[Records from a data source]
★ ★ ★ ★ ★ ★ ★

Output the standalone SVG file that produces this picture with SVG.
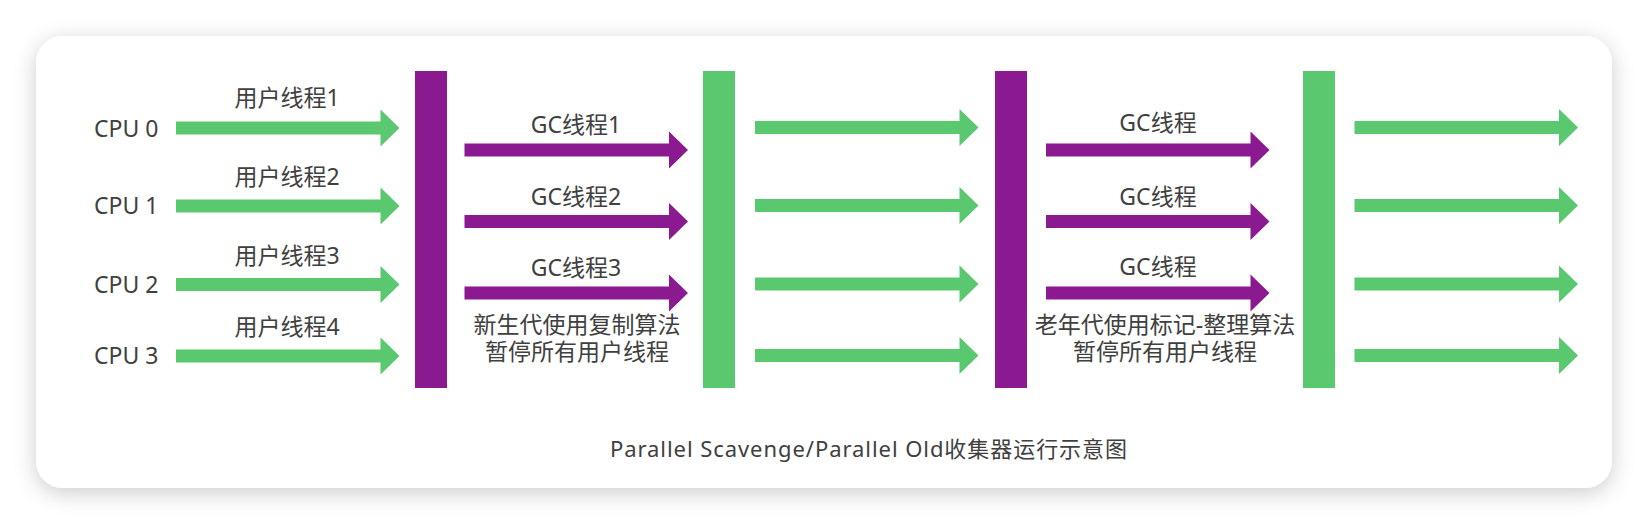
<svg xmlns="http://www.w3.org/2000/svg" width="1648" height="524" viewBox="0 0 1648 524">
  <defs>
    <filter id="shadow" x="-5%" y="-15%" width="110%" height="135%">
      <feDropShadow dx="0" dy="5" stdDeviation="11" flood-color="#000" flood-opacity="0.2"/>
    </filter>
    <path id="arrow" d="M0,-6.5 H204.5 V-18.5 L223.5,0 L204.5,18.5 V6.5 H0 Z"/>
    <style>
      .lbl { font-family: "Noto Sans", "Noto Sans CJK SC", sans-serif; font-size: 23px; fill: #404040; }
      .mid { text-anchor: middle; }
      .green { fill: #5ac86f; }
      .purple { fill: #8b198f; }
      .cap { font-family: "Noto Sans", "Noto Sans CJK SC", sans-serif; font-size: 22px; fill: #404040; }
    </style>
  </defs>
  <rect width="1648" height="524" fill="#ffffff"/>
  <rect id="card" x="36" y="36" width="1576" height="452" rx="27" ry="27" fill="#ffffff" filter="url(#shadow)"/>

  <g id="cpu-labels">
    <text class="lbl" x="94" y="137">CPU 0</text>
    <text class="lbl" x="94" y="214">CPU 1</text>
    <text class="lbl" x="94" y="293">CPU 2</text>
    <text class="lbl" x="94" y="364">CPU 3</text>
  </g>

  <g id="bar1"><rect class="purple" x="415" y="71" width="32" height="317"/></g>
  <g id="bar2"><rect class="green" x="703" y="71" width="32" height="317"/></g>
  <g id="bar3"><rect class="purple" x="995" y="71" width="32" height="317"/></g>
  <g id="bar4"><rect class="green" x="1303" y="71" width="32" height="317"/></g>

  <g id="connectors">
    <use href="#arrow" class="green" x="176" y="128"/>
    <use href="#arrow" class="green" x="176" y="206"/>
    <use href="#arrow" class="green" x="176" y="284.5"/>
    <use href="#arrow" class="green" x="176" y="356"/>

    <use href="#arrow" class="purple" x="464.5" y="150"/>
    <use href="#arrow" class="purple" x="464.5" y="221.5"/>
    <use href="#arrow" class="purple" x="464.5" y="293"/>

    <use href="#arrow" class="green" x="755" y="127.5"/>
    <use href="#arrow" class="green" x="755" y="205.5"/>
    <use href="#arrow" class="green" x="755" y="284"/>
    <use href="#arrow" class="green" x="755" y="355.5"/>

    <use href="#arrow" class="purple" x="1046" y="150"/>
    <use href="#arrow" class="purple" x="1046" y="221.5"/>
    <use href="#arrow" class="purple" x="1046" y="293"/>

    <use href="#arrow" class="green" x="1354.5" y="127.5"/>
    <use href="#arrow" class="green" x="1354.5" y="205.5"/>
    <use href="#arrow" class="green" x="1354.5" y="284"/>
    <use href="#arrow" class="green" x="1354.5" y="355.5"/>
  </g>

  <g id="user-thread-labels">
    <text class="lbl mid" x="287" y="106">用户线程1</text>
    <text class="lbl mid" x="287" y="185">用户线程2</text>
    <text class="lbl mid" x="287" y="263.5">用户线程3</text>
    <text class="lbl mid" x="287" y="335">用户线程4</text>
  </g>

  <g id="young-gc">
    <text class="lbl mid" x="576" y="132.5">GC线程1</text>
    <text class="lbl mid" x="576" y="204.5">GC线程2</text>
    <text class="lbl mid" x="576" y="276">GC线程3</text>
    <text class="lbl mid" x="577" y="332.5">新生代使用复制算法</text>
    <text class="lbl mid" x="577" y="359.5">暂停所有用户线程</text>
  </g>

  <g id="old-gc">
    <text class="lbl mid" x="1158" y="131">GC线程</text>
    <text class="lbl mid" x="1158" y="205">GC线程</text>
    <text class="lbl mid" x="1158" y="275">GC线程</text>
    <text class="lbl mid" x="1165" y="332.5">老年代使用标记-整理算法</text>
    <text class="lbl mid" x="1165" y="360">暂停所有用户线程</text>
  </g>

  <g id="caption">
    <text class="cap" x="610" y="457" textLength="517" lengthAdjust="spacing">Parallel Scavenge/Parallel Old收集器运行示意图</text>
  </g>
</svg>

★ ★ ★ ★ ★ ★ ★

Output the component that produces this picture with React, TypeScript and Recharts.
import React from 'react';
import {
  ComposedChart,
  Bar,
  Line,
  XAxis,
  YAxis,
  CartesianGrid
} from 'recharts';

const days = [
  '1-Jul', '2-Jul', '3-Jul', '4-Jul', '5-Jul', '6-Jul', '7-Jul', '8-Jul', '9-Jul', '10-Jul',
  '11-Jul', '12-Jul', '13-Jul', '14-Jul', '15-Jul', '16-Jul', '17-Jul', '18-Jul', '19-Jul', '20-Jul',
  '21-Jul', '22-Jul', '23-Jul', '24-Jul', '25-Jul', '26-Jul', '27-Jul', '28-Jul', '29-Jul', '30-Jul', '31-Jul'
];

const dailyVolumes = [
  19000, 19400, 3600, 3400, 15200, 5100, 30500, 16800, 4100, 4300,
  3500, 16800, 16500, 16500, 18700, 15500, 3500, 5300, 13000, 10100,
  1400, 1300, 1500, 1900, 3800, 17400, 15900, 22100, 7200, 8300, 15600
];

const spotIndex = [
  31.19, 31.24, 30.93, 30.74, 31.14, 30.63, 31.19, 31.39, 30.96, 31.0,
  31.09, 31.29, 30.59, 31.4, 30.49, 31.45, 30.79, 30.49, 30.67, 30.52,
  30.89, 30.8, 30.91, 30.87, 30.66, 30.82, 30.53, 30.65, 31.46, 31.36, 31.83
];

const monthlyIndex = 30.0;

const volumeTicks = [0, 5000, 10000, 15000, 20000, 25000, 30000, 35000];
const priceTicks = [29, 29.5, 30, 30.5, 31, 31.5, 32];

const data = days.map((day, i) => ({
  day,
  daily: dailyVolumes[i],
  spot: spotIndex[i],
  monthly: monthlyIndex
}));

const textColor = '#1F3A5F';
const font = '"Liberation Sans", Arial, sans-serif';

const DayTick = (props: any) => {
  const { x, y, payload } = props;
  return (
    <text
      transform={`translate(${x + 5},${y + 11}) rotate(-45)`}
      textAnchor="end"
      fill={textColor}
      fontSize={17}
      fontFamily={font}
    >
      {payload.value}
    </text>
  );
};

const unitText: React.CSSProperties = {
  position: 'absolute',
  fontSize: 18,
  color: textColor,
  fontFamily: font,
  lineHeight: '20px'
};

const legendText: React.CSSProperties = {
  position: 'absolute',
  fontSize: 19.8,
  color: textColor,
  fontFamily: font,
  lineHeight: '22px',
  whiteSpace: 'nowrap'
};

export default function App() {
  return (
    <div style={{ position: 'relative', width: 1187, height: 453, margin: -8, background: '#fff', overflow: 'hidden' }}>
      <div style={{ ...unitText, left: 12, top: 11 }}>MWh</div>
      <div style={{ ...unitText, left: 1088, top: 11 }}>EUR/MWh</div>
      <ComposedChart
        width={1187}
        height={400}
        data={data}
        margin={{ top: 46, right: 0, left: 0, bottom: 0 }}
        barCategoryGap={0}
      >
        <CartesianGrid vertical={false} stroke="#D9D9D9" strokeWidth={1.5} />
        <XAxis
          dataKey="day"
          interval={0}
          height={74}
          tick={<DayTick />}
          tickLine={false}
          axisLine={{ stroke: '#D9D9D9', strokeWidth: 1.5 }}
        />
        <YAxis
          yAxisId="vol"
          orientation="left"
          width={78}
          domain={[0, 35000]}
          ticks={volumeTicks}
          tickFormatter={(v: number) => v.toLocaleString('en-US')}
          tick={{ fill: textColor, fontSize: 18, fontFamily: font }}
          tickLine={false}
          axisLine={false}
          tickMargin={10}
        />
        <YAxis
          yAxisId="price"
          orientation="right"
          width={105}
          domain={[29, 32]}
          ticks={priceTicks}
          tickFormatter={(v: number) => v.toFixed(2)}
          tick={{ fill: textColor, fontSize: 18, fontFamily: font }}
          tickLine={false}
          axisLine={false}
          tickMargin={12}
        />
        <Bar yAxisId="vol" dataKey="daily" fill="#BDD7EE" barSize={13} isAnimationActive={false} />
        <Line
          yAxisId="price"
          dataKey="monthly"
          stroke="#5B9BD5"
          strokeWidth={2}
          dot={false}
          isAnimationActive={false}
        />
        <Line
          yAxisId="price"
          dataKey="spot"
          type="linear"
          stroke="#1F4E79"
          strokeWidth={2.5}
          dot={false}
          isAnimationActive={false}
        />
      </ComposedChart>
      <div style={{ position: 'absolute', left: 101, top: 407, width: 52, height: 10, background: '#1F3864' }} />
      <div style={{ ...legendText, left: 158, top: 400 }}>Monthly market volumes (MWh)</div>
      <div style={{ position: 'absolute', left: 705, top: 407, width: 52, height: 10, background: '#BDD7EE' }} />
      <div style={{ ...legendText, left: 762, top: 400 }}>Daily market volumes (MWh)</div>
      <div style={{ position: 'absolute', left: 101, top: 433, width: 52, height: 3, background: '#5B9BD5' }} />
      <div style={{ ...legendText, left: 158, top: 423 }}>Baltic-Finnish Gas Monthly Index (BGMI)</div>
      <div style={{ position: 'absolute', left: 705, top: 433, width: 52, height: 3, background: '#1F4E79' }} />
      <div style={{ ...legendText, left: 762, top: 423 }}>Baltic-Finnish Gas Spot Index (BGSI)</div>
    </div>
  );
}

★ ★ ★ ★ ★ ★ ★

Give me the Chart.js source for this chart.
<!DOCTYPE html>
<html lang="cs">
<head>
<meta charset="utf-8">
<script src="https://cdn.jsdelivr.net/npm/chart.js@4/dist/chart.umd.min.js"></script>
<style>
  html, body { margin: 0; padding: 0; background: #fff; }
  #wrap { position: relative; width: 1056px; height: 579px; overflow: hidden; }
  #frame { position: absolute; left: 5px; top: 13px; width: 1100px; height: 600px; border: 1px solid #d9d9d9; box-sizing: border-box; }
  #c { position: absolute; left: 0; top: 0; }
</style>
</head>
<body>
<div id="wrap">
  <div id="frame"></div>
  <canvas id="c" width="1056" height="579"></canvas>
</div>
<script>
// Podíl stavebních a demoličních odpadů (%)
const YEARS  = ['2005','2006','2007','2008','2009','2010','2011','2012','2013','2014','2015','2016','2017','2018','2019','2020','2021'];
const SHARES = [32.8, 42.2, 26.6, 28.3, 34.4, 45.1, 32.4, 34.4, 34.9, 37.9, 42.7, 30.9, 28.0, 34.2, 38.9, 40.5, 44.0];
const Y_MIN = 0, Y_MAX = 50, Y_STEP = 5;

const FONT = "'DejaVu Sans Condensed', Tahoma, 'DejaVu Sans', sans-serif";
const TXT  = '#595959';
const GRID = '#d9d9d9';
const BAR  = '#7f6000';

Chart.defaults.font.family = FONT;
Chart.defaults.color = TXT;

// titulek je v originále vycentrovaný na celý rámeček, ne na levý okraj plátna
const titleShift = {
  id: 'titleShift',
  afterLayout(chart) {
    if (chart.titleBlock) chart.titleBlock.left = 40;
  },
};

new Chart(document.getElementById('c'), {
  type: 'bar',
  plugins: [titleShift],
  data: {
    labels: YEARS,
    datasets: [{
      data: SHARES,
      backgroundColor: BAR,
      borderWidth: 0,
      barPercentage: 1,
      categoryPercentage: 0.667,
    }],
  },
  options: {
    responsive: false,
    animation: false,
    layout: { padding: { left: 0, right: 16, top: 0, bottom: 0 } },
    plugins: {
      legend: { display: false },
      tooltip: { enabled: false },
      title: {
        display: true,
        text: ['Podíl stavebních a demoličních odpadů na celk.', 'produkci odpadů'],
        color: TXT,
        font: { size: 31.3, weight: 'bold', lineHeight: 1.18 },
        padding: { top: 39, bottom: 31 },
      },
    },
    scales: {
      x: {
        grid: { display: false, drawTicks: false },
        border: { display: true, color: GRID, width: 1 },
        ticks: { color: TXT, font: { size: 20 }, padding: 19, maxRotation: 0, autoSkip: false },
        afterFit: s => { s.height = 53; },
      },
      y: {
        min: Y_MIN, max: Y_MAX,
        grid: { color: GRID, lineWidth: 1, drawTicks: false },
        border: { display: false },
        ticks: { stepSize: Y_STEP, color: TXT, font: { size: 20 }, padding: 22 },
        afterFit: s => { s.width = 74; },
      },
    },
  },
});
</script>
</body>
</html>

★ ★ ★ ★ ★ ★ ★

THE REQUEST - Above are the records; from them, give again exactly the lines from the one containing "Output the component" to the one containing "const monthlyIndex = 30.0;", both lines included, and nothing more.

RESPONSE TO THIS TASK -
Output the component that produces this picture with React, TypeScript and Recharts.
import React from 'react';
import {
  ComposedChart,
  Bar,
  Line,
  XAxis,
  YAxis,
  CartesianGrid
} from 'recharts';

const days = [
  '1-Jul', '2-Jul', '3-Jul', '4-Jul', '5-Jul', '6-Jul', '7-Jul', '8-Jul', '9-Jul', '10-Jul',
  '11-Jul', '12-Jul', '13-Jul', '14-Jul', '15-Jul', '16-Jul', '17-Jul', '18-Jul', '19-Jul', '20-Jul',
  '21-Jul', '22-Jul', '23-Jul', '24-Jul', '25-Jul', '26-Jul', '27-Jul', '28-Jul', '29-Jul', '30-Jul', '31-Jul'
];

const dailyVolumes = [
  19000, 19400, 3600, 3400, 15200, 5100, 30500, 16800, 4100, 4300,
  3500, 16800, 16500, 16500, 18700, 15500, 3500, 5300, 13000, 10100,
  1400, 1300, 1500, 1900, 3800, 17400, 15900, 22100, 7200, 8300, 15600
];

const spotIndex = [
  31.19, 31.24, 30.93, 30.74, 31.14, 30.63, 31.19, 31.39, 30.96, 31.0,
  31.09, 31.29, 30.59, 31.4, 30.49, 31.45, 30.79, 30.49, 30.67, 30.52,
  30.89, 30.8, 30.91, 30.87, 30.66, 30.82, 30.53, 30.65, 31.46, 31.36, 31.83
];

const monthlyIndex = 30.0;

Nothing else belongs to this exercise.